NLP text classification as a practical enterprise baseline

Before the deep learning wave reshaped NLP, classical text classification already solved real problems. What it does well, where it stops, and how to start.

There is a lot of noise right now about deep learning and what it will do to natural language processing. The noise is partly justified - the results on benchmarks are impressive. But most enterprises are not running research benchmarks. They have specific, bounded text problems that they are solving today with keyword rules, manual routing, or nothing at all.

For those problems, classical text classification - the kind that does not require a GPU, five engineers, and six months - is still the right starting point.

What text classification actually is

The task is simple: given a text, assign it to one of a fixed set of categories. Support ticket routing. Invoice line-item classification. Email triage. Regulatory document tagging. Complaint categorisation. Customer feedback bucketing.

These tasks have been technically solvable for years using approaches like naive Bayes, logistic regression, and support vector machines on top of TF-IDF or bag-of-words representations. They are not fashionable, but they work reliably when the category set is stable and you have a few hundred labelled examples per class.

What you actually need to start

The honest answer is less than most people expect:

  • a labelled dataset of a few hundred to a few thousand examples;
  • a clear definition of the category set that does not shift week to week;
  • someone who can write Python or R for an afternoon;
  • a way to evaluate accuracy on a held-out test set.

That is the full list. No special infrastructure, no GPU, no large team. The first working prototype can exist within a week if the labelled data is available.

The labelled data is almost always the bottleneck. Building it is slow, manual, and requires domain experts to make judgment calls. This is where the real effort goes, not into the model.

Where it stops working

Classical text classification becomes unreliable when:

  • categories have fuzzy, overlapping boundaries that require reading between the lines;
  • the language is highly informal, abbreviated, or domain-specific in ways that are not in the training data;
  • you need to understand meaning across sentences rather than just keywords within them;
  • the category set is very large (hundreds of classes) and many categories have very few examples.

For these situations, the more sophisticated approaches - dense embeddings, sequence models, pre-trained language representations - genuinely help. But those are upgrades to make once the baseline is working and you understand where it falls short. Not the starting point.
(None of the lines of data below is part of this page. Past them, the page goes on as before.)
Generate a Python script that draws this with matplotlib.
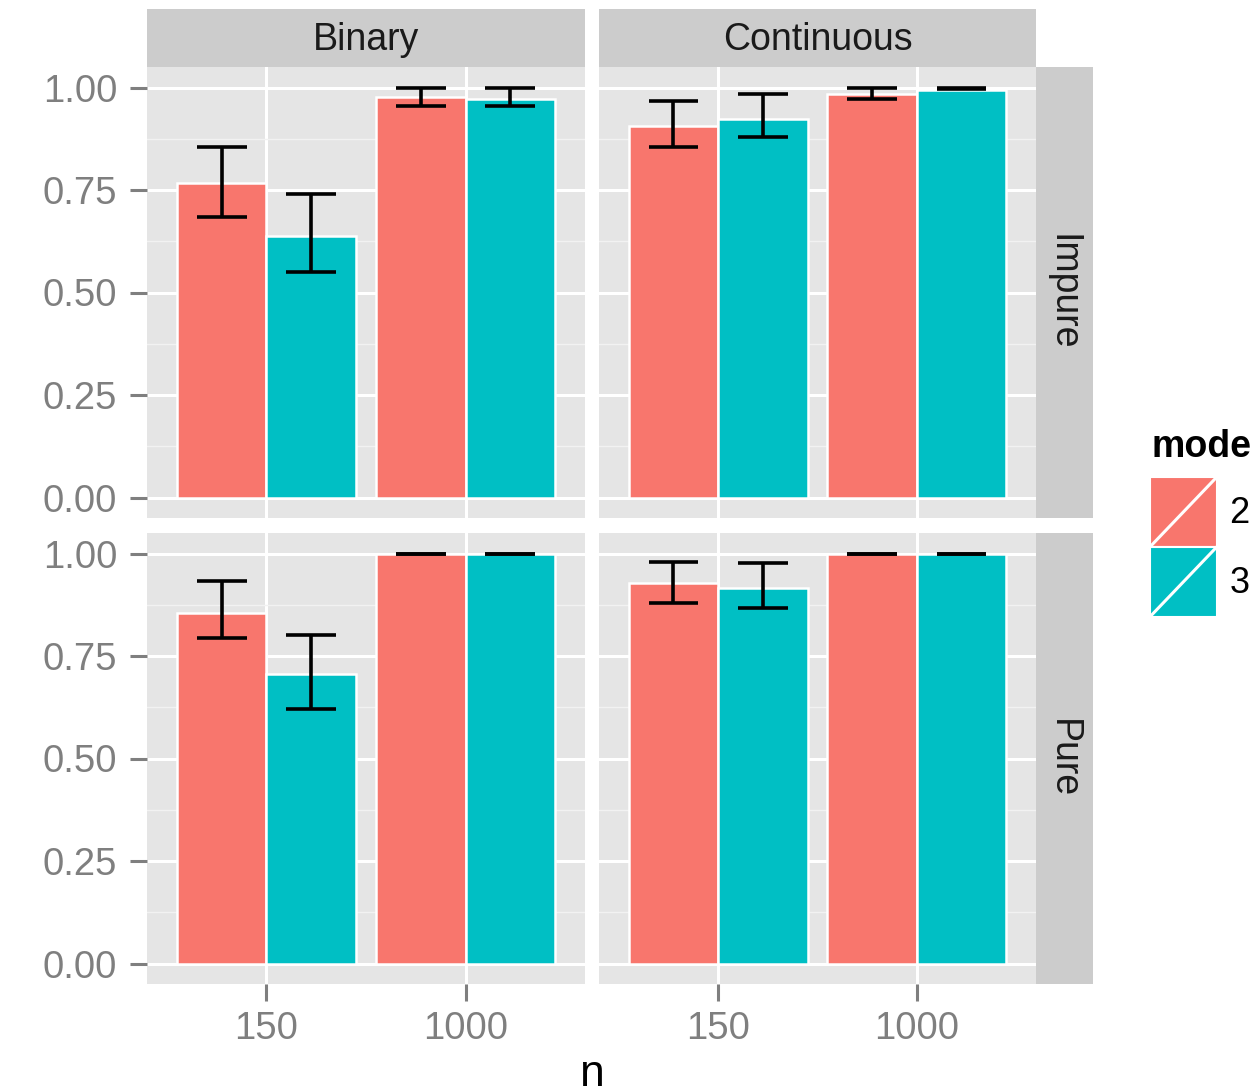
import numpy as np
import matplotlib
matplotlib.use("Agg")
import matplotlib.pyplot as plt
from matplotlib.patches import Patch, Rectangle
from matplotlib.lines import Line2D
from matplotlib.legend_handler import HandlerPatch

plt.rcParams['font.family'] = ['Liberation Sans', 'DejaVu Sans']

n_levels = ['150', '1000']
modes = ['2', '3']
col_labels = ['Binary', 'Continuous']
row_labels = ['Impure', 'Pure']
mode_colors = ['#F8766D', '#00BFC4']

# mean proportion for each panel (row, col), per mode, per n
binary_impure_m2 = [0.766, 0.976]
binary_impure_m3 = [0.639, 0.973]
binary_impure_lo2 = [0.685, 0.954]
binary_impure_hi2 = [0.856, 1.000]
binary_impure_lo3 = [0.551, 0.954]
binary_impure_hi3 = [0.741, 1.000]

cont_impure_m2 = [0.905, 0.985]
cont_impure_m3 = [0.924, 0.995]
cont_impure_lo2 = [0.854, 0.971]
cont_impure_hi2 = [0.968, 1.000]
cont_impure_lo3 = [0.880, 0.997]
cont_impure_hi3 = [0.983, 1.000]

binary_pure_m2 = [0.856, 1.000]
binary_pure_m3 = [0.705, 1.000]
binary_pure_lo2 = [0.793, 1.000]
binary_pure_hi2 = [0.932, 1.000]
binary_pure_lo3 = [0.620, 1.000]
binary_pure_hi3 = [0.802, 1.000]

cont_pure_m2 = [0.929, 1.000]
cont_pure_m3 = [0.915, 1.000]
cont_pure_lo2 = [0.880, 1.000]
cont_pure_hi2 = [0.980, 1.000]
cont_pure_lo3 = [0.868, 1.000]
cont_pure_hi3 = [0.976, 1.000]

panels = {
    ('Impure', 'Binary'): ([binary_impure_m2, binary_impure_m3],
                           [binary_impure_lo2, binary_impure_lo3],
                           [binary_impure_hi2, binary_impure_hi3]),
    ('Impure', 'Continuous'): ([cont_impure_m2, cont_impure_m3],
                               [cont_impure_lo2, cont_impure_lo3],
                               [cont_impure_hi2, cont_impure_hi3]),
    ('Pure', 'Binary'): ([binary_pure_m2, binary_pure_m3],
                         [binary_pure_lo2, binary_pure_lo3],
                         [binary_pure_hi2, binary_pure_hi3]),
    ('Pure', 'Continuous'): ([cont_pure_m2, cont_pure_m3],
                             [cont_pure_lo2, cont_pure_lo3],
                             [cont_pure_hi2, cont_pure_hi3]),
}

W, H = 1251, 1088
fig = plt.figure(figsize=(W / 100, H / 100), dpi=100)


def box(x0, y0, x1, y1):
    """pixel box (top-left origin) -> figure fraction rect"""
    return [x0 / W, 1 - y1 / H, (x1 - x0) / W, (y1 - y0) / H]


col_x = [(147, 585), (599, 1036)]
row_y = [(67, 518), (533, 984)]
strip_top = (9, 67)
strip_right = (1036, 1093)

grey_txt = '#7F7F7F'
x = np.arange(1, len(n_levels) + 1)
dodge = 0.45

for r, row in enumerate(row_labels):
    for c, col in enumerate(col_labels):
        ax = fig.add_axes(box(col_x[c][0], row_y[r][0], col_x[c][1], row_y[r][1]))
        ax.set_facecolor('#E5E5E5')
        for s in ax.spines.values():
            s.set_visible(False)
        means, los, his = panels[(row, col)]
        for k in range(len(modes)):
            xpos = x + (k - 0.5) * dodge
            ax.bar(xpos, means[k], width=dodge, color=mode_colors[k],
                   edgecolor='white', linewidth=1.8, zorder=3)
            ax.vlines(xpos, los[k], his[k], color='black', linewidth=2.6, zorder=4)
            ax.hlines(los[k], xpos - 0.125, xpos + 0.125, color='black', linewidth=2.6, zorder=4)
            ax.hlines(his[k], xpos - 0.125, xpos + 0.125, color='black', linewidth=2.6, zorder=4)
        ax.set_xlim(0.4, 2.6)
        ax.set_ylim(-0.05, 1.05)
        ax.set_yticks([0, 0.25, 0.5, 0.75, 1.0])
        ax.set_yticks([0.125, 0.375, 0.625, 0.875], minor=True)
        ax.set_xticks(x)
        ax.grid(which='major', color='white', linewidth=2.2, zorder=1)
        ax.grid(which='minor', axis='y', color='#F2F2F2', linewidth=1.0, zorder=1)
        ax.set_axisbelow(True)
        ax.tick_params(which='minor', length=0)
        ax.tick_params(which='major', color=grey_txt, width=2.2, length=12.5,
                       labelsize=27.5, labelcolor=grey_txt)
        ax.tick_params(axis='y', pad=9)
        ax.tick_params(axis='x', pad=7)
        if c == 0:
            ax.set_yticklabels(['0.00', '0.25', '0.50', '0.75', '1.00'])
        else:
            ax.tick_params(axis='y', length=0, labelleft=False)
        if r == 1:
            ax.set_xticklabels(n_levels)
        else:
            ax.tick_params(axis='x', length=0, labelbottom=False)

# column strips
for c, col in enumerate(col_labels):
    sa = fig.add_axes(box(col_x[c][0], strip_top[0], col_x[c][1], strip_top[1]))
    sa.set_facecolor('#CCCCCC')
    sa.set_xticks([])
    sa.set_yticks([])
    for s in sa.spines.values():
        s.set_visible(False)
    sa.text(0.5, 0.47, col, transform=sa.transAxes, ha='center', va='center',
            fontsize=27, color='#1A1A1A')

# row strips
for r, row in enumerate(row_labels):
    sa = fig.add_axes(box(strip_right[0], row_y[r][0], strip_right[1], row_y[r][1]))
    sa.set_facecolor('#CCCCCC')
    sa.set_xticks([])
    sa.set_yticks([])
    for s in sa.spines.values():
        s.set_visible(False)
    sa.text(0.47, 0.5, row, transform=sa.transAxes, ha='center', va='center',
            rotation=270, fontsize=27, color='#1A1A1A')

fig.text(592 / W, 1 - 1086 / H, 'n', ha='center', va='baseline', fontsize=32)


class SlashHandler(HandlerPatch):
    def create_artists(self, legend, orig_handle, xdescent, ydescent, width, height, fontsize, trans):
        rect = Rectangle((-xdescent, -ydescent), width, height,
                         facecolor=orig_handle.get_facecolor(), edgecolor='white',
                         linewidth=1.5, transform=trans)
        line = Line2D([-xdescent, -xdescent + width], [-ydescent, -ydescent + height],
                      color='white', linewidth=2.2, transform=trans)
        return [rect, line]


# legend title placed on its own, keys below it
fig.text(1151 / W, 1 - 447 / H, 'mode', ha='left', va='center',
         fontsize=27, fontweight='bold')
handles = [Patch(facecolor=mode_colors[k], label=modes[k]) for k in range(len(modes))]
leg = fig.legend(handles=handles, loc='upper left',
                 bbox_to_anchor=(1150 / W, 1 - 477 / H), frameon=False,
                 fontsize=26, handlelength=1.85, handleheight=2.6, handletextpad=0.35,
                 labelspacing=0.0, borderpad=0, borderaxespad=0,
                 handler_map={Patch: SlashHandler()})

fig.savefig('out.png', dpi=100)
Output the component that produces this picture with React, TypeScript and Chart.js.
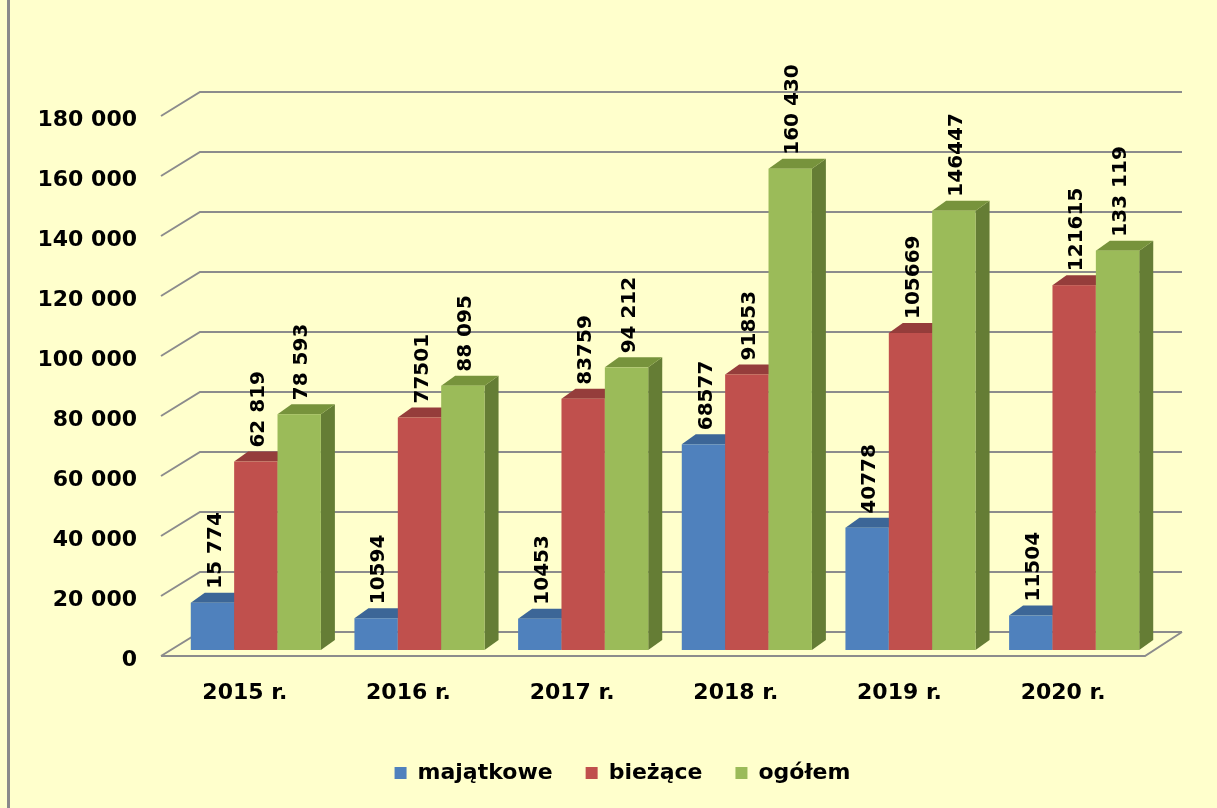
import React, { useEffect, useRef } from 'react';
import { Chart, registerables } from 'chart.js';

Chart.register(...registerables);

const categories = ['2015 r.', '2016 r.', '2017 r.', '2018 r.', '2019 r.', '2020 r.'];
const majatkowe = [15774, 10594, 10453, 68577, 40778, 11504];
const biezace = [62819, 77501, 83759, 91853, 105669, 121615];
const ogolem = [78593, 88095, 94212, 160430, 146447, 133119];
const majatkoweLabels = ['15 774', '10594', '10453', '68577', '40778', '11504'];
const biezaceLabels = ['62 819', '77501', '83759', '91853', '105669', '121615'];
const ogolemLabels = ['78 593', '88 095', '94 212', '160 430', '146447', '133 119'];
const seriesNames = ['majątkowe', 'bieżące', 'ogółem'];
const yMax = 180000;
const yStep = 20000;

const FONT = '"DejaVu Sans", sans-serif';
const seriesLabels = [majatkoweLabels, biezaceLabels, ogolemLabels];
const faceColors = [
  { front: '#4F81BD', top: '#3C6697', side: '#385D8A' },
  { front: '#C0504D', top: '#953D3B', side: '#8C3836' },
  { front: '#9BBB59', top: '#77933C', side: '#657D35' },
];

const fmt = (v: number) => String(v).replace(/\B(?=(\d{3})+(?!\d))/g, ' ');

const threeD = {
  id: 'threeD',
  beforeDraw(chart: any) {
    const { ctx, width, height } = chart;
    ctx.save();
    ctx.fillStyle = '#FFFFCC';
    ctx.fillRect(0, 0, width, height);
    ctx.fillStyle = '#8A8A8A';
    ctx.fillRect(7, 0, 3, height);
    ctx.restore();
  },
  beforeDatasetsDraw(chart: any) {
    const { ctx, chartArea, scales } = chart;
    const y = scales.y;
    const L = chartArea.left - 13;
    const R = chartArea.right - 11;
    ctx.save();
    ctx.strokeStyle = '#8C8C8C';
    ctx.lineWidth = 2;
    for (const t of y.ticks) {
      const fy = y.getPixelForValue(t.value) + 6;
      ctx.beginPath();
      ctx.moveTo(L, fy);
      ctx.lineTo(L + 39, fy - 24);
      ctx.lineTo(R + 37, fy - 24);
      ctx.stroke();
    }
    const f0 = y.getPixelForValue(0) + 6;
    ctx.beginPath();
    ctx.moveTo(L, f0);
    ctx.lineTo(R, f0);
    ctx.lineTo(R + 37, f0 - 24);
    ctx.stroke();
    ctx.restore();
  },
  beforeDatasetDraw() {
    return false;
  },
  afterDatasetsDraw(chart: any) {
    const { ctx } = chart;
    const dx = 14, dy = 10;
    const n = chart.data.labels.length;
    ctx.save();
    for (let j = 0; j < n; j++) {
      for (let i = 0; i < chart.data.datasets.length; i++) {
        const el: any = chart.getDatasetMeta(i).data[j];
        const w = el.width;
        const x0 = el.x - w / 2, x1 = el.x + w / 2;
        const top = el.y, base = el.base;
        const c = faceColors[i];
        ctx.fillStyle = c.side;
        ctx.beginPath();
        ctx.moveTo(x1, top);
        ctx.lineTo(x1 + dx, top - dy);
        ctx.lineTo(x1 + dx, base - dy);
        ctx.lineTo(x1, base);
        ctx.closePath();
        ctx.fill();
        ctx.fillStyle = c.top;
        ctx.beginPath();
        ctx.moveTo(x0, top);
        ctx.lineTo(x1, top);
        ctx.lineTo(x1 + dx, top - dy);
        ctx.lineTo(x0 + dx, top - dy);
        ctx.closePath();
        ctx.fill();
        ctx.fillStyle = c.front;
        ctx.fillRect(x0, top, w, base - top);
      }
    }
    ctx.fillStyle = '#000';
    ctx.font = 'bold 20px ' + FONT;
    ctx.textAlign = 'left';
    ctx.textBaseline = 'middle';
    for (let i = 0; i < chart.data.datasets.length; i++) {
      chart.getDatasetMeta(i).data.forEach((el: any, j: number) => {
        ctx.save();
        ctx.translate(el.x + 3, el.y - 14);
        ctx.rotate(-Math.PI / 2);
        ctx.fillText(seriesLabels[i][j], 0, 0);
        ctx.restore();
      });
    }
    ctx.restore();
  },
};

export default function App() {
  const ref = useRef<HTMLCanvasElement>(null);
  useEffect(() => {
    document.body.style.margin = '0';
    const chart = new Chart(ref.current as HTMLCanvasElement, {
      type: 'bar',
      data: {
        labels: categories,
        datasets: [majatkowe, biezace, ogolem].map((d, i) => ({
          label: seriesNames[i],
          data: d,
          backgroundColor: faceColors[i].front,
          borderWidth: 0,
          barPercentage: 1,
          categoryPercentage: 0.795,
        })),
      },
      options: {
        responsive: false,
        animation: false,
        layout: { padding: { top: 110, left: 28, right: 0, bottom: 14 } },
        plugins: {
          tooltip: { enabled: false },
          legend: {
            position: 'bottom',
            labels: {
              boxWidth: 12,
              boxHeight: 12,
              padding: 33,
              color: '#000',
              font: { family: FONT, size: 22, weight: 'bold' },
            },
          },
        },
        scales: {
          x: {
            grid: { display: false },
            border: { display: false },
            ticks: {
              labelOffset: -11,
              padding: 22,
              color: '#000',
              font: { family: FONT, size: 22, weight: 'bold' },
            },
            afterFit: (s: any) => { s.height = 79; },
          },
          y: {
            min: 0,
            max: yMax,
            grid: { display: false },
            border: { display: false },
            ticks: {
              stepSize: yStep,
              labelOffset: 10,
              padding: 29,
              color: '#000',
              font: { family: FONT, size: 22, weight: 'bold' },
              callback: (v: any) => fmt(Number(v)),
            },
            afterFit: (s: any) => { s.width = 146; },
          },
          y2: {
            position: 'right',
            display: true,
            grid: { display: false },
            border: { display: false },
            ticks: { display: false },
            afterFit: (s: any) => { s.width = 61; },
          },
        },
      },
      plugins: [threeD],
    } as any);
    return () => chart.destroy();
  }, []);
  return (
    <div style={{ position: 'absolute', left: 0, top: 0, width: 1217, height: 808, overflow: 'hidden' }}>
      <canvas ref={ref} width={1217} height={808} style={{ display: 'block', width: 1217, height: 808 }} />
    </div>
  );
}
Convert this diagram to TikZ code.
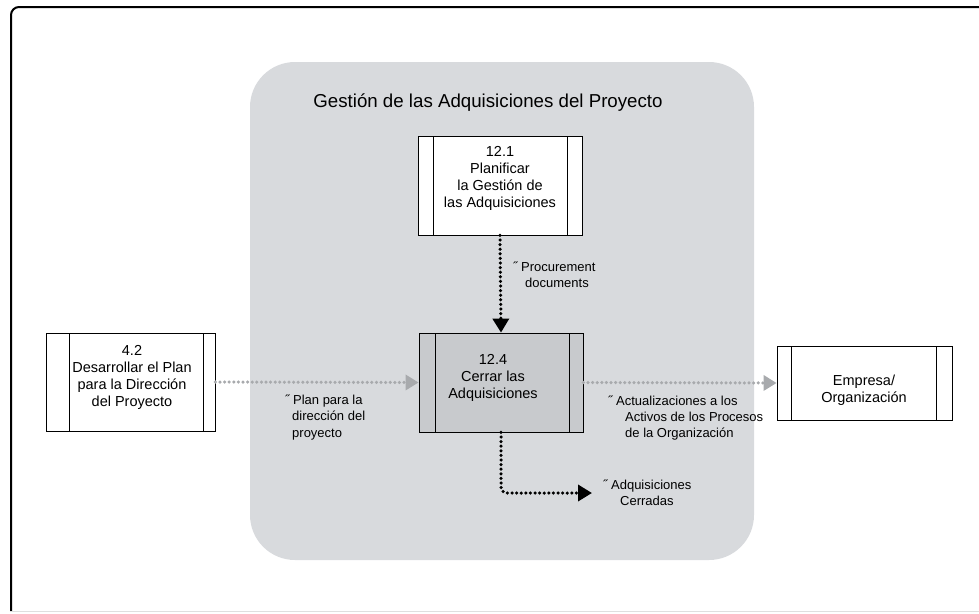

The evaluation mistake to avoid

The most common mistake in enterprise text classification projects is evaluating only on overall accuracy. A model that classifies 94% of tickets correctly sounds good until you notice that 5% of one specific category - say, urgent escalations - is being routed to the wrong queue, and those are the tickets that matter most.

Always look at precision and recall per class. Pay special attention to the classes where a mistake is expensive. If necessary, tune the classification threshold for high-stakes classes separately.

Practical recommendation

If you have a text routing or categorisation problem today that is being handled manually or with keyword rules, the right move is to:

  1. Spend two to three weeks building a labelled dataset with domain experts.
  2. Train a logistic regression or gradient boosting classifier on TF-IDF features.
  3. Evaluate per-class, identify the failure modes, and decide whether they are acceptable or whether a more complex approach is needed.

In most cases, step three reveals that the baseline is good enough for most classes and that the remaining errors are in ambiguous cases that even humans disagree on. That is a useful finding, not a failure.

Deep learning will change what is possible in NLP. But it does not make the baseline obsolete. It makes it faster to build and more reliable to deploy.